## SUPPLIED DATA:
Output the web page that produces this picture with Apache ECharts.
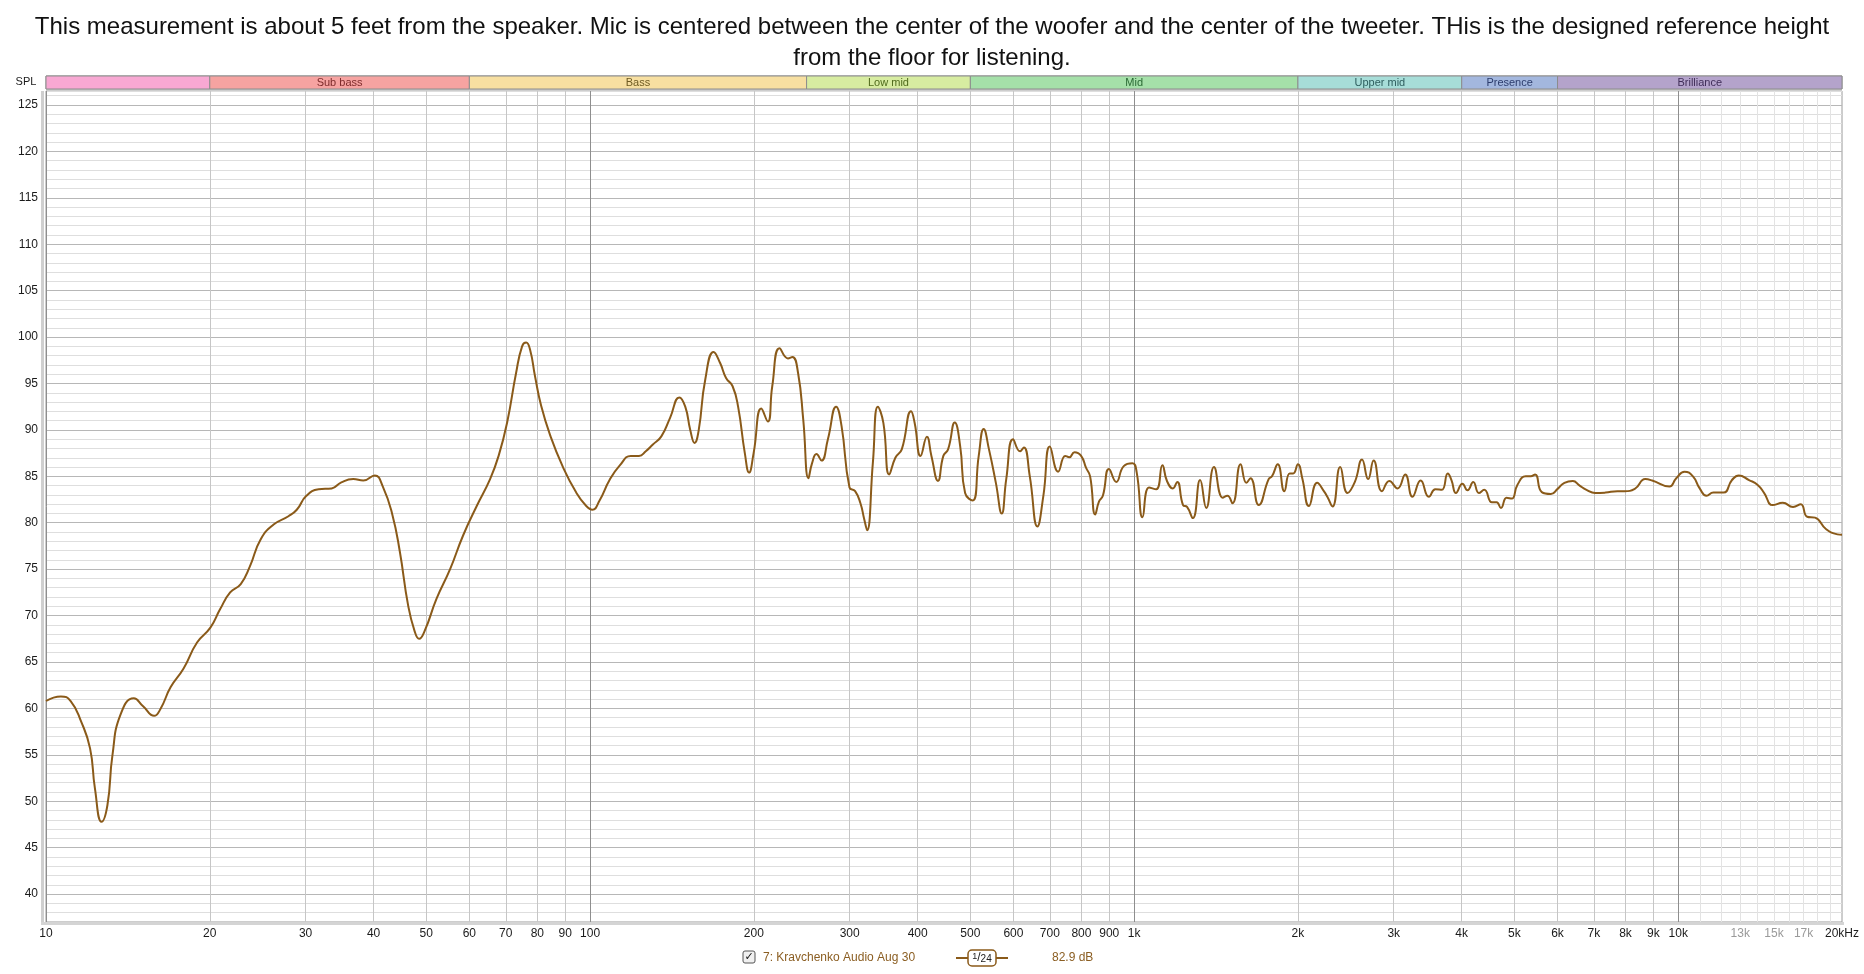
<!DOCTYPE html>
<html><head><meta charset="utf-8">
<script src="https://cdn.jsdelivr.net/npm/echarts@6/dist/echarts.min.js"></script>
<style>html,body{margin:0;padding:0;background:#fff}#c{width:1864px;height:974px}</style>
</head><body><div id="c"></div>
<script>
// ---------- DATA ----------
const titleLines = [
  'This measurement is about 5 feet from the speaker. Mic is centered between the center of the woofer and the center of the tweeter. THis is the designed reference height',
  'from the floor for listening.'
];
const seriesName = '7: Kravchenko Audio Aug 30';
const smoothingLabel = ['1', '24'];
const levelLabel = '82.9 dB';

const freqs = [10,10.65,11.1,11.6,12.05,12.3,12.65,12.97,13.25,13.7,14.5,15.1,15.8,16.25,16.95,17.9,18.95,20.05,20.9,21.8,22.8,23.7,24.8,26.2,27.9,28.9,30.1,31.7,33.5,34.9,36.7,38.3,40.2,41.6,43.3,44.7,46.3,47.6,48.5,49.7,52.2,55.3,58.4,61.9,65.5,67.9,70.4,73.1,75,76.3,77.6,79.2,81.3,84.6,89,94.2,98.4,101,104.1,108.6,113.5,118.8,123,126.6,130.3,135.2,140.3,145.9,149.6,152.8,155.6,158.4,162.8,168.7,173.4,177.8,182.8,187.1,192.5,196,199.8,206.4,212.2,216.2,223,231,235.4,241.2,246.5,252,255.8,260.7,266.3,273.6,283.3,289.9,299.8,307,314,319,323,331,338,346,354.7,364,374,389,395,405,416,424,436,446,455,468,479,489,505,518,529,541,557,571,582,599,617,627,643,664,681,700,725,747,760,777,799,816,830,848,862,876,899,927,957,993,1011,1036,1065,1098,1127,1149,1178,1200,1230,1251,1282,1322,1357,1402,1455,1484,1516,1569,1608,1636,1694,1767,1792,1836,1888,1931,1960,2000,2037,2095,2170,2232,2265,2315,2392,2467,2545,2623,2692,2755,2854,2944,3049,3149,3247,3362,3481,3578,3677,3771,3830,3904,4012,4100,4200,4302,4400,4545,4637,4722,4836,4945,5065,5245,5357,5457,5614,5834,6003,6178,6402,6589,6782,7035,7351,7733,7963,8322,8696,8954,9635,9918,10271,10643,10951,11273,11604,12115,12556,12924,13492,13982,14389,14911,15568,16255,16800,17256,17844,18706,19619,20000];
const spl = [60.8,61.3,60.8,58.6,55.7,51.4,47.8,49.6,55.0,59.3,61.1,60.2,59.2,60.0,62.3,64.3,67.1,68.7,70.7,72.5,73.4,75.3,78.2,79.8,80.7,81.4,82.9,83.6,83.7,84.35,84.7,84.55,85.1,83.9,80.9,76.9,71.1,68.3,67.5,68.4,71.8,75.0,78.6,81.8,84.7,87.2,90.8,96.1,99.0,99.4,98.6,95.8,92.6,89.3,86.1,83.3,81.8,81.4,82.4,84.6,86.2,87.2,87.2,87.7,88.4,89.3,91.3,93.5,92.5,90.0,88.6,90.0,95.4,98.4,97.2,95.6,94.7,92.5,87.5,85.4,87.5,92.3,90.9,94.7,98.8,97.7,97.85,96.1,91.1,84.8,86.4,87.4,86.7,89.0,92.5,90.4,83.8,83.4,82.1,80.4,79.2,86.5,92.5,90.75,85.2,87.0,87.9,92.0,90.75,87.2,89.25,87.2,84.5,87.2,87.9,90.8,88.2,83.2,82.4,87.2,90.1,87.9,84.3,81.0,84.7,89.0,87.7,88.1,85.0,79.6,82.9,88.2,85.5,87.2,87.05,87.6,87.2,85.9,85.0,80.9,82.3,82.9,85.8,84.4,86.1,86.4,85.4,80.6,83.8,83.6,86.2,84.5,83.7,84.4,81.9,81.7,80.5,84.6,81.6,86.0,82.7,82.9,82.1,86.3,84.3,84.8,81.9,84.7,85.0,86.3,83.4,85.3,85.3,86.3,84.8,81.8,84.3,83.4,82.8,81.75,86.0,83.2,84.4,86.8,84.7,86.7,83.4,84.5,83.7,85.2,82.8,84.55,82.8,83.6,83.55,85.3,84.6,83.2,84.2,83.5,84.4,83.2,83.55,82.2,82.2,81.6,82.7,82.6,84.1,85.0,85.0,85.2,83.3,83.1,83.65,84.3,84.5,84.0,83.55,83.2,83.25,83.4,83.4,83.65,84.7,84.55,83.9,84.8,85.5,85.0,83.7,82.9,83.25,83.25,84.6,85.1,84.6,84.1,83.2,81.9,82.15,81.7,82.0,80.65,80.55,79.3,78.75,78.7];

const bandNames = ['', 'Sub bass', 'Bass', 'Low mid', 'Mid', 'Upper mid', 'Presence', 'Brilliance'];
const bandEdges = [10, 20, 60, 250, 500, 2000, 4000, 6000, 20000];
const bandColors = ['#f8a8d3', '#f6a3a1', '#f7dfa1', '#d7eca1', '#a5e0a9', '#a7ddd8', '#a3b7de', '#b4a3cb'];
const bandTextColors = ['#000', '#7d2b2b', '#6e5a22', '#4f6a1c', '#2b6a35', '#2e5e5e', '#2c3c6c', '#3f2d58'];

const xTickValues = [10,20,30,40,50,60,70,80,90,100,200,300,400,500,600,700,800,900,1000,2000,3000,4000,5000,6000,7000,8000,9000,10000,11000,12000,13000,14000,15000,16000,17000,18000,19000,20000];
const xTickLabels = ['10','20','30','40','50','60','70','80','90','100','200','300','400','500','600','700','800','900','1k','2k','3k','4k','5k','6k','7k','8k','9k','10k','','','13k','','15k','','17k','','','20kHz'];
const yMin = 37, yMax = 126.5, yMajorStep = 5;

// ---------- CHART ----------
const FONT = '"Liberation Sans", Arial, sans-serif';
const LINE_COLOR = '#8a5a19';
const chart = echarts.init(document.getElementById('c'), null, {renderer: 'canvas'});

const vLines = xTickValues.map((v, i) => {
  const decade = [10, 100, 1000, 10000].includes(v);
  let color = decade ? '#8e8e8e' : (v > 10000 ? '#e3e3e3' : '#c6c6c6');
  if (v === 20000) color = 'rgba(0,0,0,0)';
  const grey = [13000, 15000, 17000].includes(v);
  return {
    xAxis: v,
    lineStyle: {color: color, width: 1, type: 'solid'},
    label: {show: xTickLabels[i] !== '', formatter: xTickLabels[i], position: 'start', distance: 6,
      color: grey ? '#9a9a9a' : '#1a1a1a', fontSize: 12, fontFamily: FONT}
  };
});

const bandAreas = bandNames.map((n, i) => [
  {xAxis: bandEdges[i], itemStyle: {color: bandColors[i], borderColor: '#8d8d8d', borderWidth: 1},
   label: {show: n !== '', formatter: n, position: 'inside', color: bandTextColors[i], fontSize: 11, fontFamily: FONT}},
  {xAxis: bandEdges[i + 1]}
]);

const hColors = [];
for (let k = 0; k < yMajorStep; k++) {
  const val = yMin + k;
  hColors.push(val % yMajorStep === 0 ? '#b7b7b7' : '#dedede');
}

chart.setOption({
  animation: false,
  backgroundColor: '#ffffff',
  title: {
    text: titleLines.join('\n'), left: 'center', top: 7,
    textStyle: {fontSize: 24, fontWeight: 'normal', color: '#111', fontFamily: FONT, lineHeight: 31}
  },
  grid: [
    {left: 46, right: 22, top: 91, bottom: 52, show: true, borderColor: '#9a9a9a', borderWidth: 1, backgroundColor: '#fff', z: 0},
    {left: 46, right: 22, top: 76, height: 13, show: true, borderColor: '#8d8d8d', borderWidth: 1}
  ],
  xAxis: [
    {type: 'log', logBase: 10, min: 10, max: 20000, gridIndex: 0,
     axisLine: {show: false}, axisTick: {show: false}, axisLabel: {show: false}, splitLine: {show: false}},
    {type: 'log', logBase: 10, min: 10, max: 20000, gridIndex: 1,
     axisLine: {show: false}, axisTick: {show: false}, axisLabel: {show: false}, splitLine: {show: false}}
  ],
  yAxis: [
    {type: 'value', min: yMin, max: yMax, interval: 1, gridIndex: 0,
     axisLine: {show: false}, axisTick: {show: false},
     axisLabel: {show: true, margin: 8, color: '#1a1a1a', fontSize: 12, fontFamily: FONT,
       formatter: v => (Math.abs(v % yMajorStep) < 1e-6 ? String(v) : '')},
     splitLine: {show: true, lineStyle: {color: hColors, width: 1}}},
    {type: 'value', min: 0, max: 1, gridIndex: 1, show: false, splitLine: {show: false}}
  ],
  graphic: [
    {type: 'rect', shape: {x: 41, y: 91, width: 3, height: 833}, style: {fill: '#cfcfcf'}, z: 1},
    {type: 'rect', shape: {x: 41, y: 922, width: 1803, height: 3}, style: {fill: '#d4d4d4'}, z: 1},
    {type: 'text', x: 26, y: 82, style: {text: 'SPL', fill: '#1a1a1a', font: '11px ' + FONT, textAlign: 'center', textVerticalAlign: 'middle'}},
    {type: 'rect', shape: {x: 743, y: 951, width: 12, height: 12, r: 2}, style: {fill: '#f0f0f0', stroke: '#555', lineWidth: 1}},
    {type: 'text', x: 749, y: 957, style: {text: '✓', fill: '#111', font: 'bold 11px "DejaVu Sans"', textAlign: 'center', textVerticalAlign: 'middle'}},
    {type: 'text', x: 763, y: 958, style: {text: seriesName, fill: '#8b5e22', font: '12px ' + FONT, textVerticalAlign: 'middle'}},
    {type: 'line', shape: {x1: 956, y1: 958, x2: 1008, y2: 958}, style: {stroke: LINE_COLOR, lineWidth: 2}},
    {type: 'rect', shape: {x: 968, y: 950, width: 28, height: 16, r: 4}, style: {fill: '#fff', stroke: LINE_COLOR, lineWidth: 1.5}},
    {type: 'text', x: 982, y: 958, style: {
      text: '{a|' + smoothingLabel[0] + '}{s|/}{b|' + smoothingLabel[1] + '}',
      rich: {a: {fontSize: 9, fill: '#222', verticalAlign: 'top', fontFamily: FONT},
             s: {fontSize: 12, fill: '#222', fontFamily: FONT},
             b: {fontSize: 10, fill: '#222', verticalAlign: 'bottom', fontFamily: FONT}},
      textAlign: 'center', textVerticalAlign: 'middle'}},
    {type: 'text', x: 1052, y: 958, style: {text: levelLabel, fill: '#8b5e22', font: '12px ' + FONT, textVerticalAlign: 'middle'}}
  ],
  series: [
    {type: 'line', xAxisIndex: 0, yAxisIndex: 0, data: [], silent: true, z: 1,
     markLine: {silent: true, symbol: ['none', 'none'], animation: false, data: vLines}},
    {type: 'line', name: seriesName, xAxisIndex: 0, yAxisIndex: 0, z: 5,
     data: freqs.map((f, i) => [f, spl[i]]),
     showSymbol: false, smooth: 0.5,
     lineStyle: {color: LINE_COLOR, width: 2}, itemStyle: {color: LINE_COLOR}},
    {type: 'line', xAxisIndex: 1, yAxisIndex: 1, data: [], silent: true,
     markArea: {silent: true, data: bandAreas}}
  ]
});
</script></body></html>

## STATED GOAL:
Repeat exactly and only the lines from the start of the data above through the line that holds "const levelLabel = '82.9 dB';", inclusive. Pictures do not belong in the copy.

## RESULT OF THE TASK:
Output the web page that produces this picture with Apache ECharts.
<!DOCTYPE html>
<html><head><meta charset="utf-8">
<script src="https://cdn.jsdelivr.net/npm/echarts@6/dist/echarts.min.js"></script>
<style>html,body{margin:0;padding:0;background:#fff}#c{width:1864px;height:974px}</style>
</head><body><div id="c"></div>
<script>
// ---------- DATA ----------
const titleLines = [
  'This measurement is about 5 feet from the speaker. Mic is centered between the center of the woofer and the center of the tweeter. THis is the designed reference height',
  'from the floor for listening.'
];
const seriesName = '7: Kravchenko Audio Aug 30';
const smoothingLabel = ['1', '24'];
const levelLabel = '82.9 dB';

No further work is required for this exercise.